Market Research: What You Need To Know From Last Week - Trump and Tarrifs

TRUMP DECLARES TRADE WAR
The President of the United States, Donald Trump, has signed an executive order imposing what he refers to as "reciprocal tariffs" on American imports, announcing steep tariffs of 34% on Chinese goods and 20% on the European Union. The minimum tariff threshold is set at 10%.
Chinese products will face a 34% tariff, the European Union 20%, Japan 24%, Taiwan 32%, and India 26%, among other countries. These surcharges reflect the so-called non-tariff barriers these nations impose on US goods, such as health regulations and environmental standards.
EUROPEAN UNION FACING SLOWER GROWTH
The European Union (EU) will now have to contend with the 20% tariffs officially imposed by US President Donald Trump.
According to analysts at ING, a leading Dutch-based financial institution providing banking, insurance, and investment services across Europe, the general 20% tariffs could reduce eurozone GDP growth by 0.3 percentage points over the next two years.
"But there’s more than just the direct impact. Consider the secondary effects these tariffs will have on consumer and business confidence across Europe. It’s likely to dampen consumption and investment. This would keep the eurozone’s economic growth at a snail’s pace," they noted.

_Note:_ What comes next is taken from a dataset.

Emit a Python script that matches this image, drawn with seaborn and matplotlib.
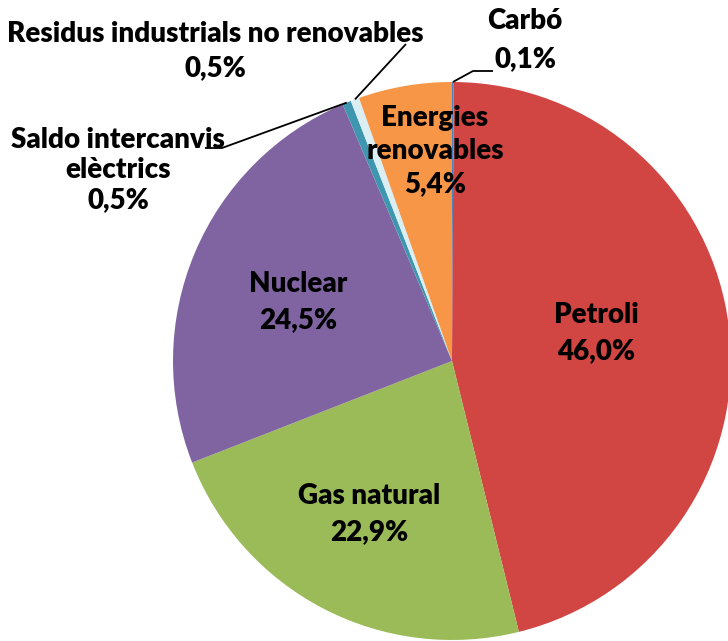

JP MORGAN: HIGH RISK OF RECESSION
"The risk of a global recession this year has risen to 60%, up from 40%," said analysts at JP Morgan, describing the new tariffs as the biggest tax hike on US households and businesses since 1968.
"The effect of this tax increase is likely to be magnified by retaliation, a drop in US business confidence, and disruptions to supply chains."
China has already announced a 34% retaliatory tariff on all goods imported from the United States, effective 10 April, in direct response to Trump’s measures.
While Trump has expressed a willingness to negotiate these aggressive tariffs with key trade partners, he insists it will only happen if they offer something "phenomenal".
US JOBS ON THE RISE
The US labour market outperformed expectations in March, with the creation of 228,000 new jobs, according to the Bureau of Labour Statistics. This figure surpassed both the downwardly revised 117,000 jobs in the previous month (originally 151,000) and the consensus forecast of 135,000.
Job gains were notably strong in healthcare, social assistance, transportation and warehousing, as well as retail, partly reflecting the return of workers following a strike.
TECH STOCKS TAKE A HIT
Shares of the "Magnificent Seven"—a group comprising the top tech giants—dipped moderately in pre-market trading on Friday.
This comes after President Trump implemented the highest US tariffs in a century, triggering a sell-off in tech stocks the day before.
Among the group, Microsoft (NASDAQ: MSFT), Meta (NASDAQ: META), Alphabet (NASDAQ: GOOGL), Apple (NASDAQ: AAPL), and Amazon (NASDAQ: AMZN) all saw share price declines of less than 1%.
APPLE & AMAZON: HARDEST HIT
Apple, highly exposed to tariff risks due to its heavy manufacturing presence in China, lost over $300 billion in market value.
With nearly all iPhones sold in the US manufactured in China—along with a large share of Macs, iPads, Apple Watches and AirPods—tariffs could severely impact Apple’s financial performance.
Amazon also suffered a significant blow, with its share price dropping 9%, translating into a market value loss of nearly $190 billion. This marked a notable moment for the e-commerce and cloud computing giant, as its market cap fell below the $2 trillion threshold.
AND WHAT ABOUT ARGENTINA?
Despite global uncertainty sparked by the US’s new tariff policy, the Argentine government remains confident it can secure zero-tariff status. Officials are also unconcerned about the IMF agreement.
“Mercosur was originally assigned a 35% tariff, but Trump reduced it to just 10% because of his intent to prioritise the region, particularly Argentina,” official sources explained.
Negotiations with the US are well advanced to eliminate tariffs on 50 specific products. The government acknowledges that “these processes are slow”, but insists it is working to create conditions to quintuple trade with the United States. TARIFFS ON LATIN AMERICA: THE LEAST AFFECTED
President Trump announced 10% tariffs on most Latin American countries, with harsher exceptions for Nicaragua and Venezuela, despite several of these nations maintaining a trade surplus in favour of Washington.
The new tariff structure seeks to enforce trade reciprocity and could reshape the regional economic landscape.
For the US’s northern neighbours, the same threat remains: a 25% tariff on all goods not covered under the USMCA trade agreement (formerly NAFTA). Products compliant with the deal remain tariff-free, while non-compliant goods face tariffs of either 25% or 10%, depending on the sector.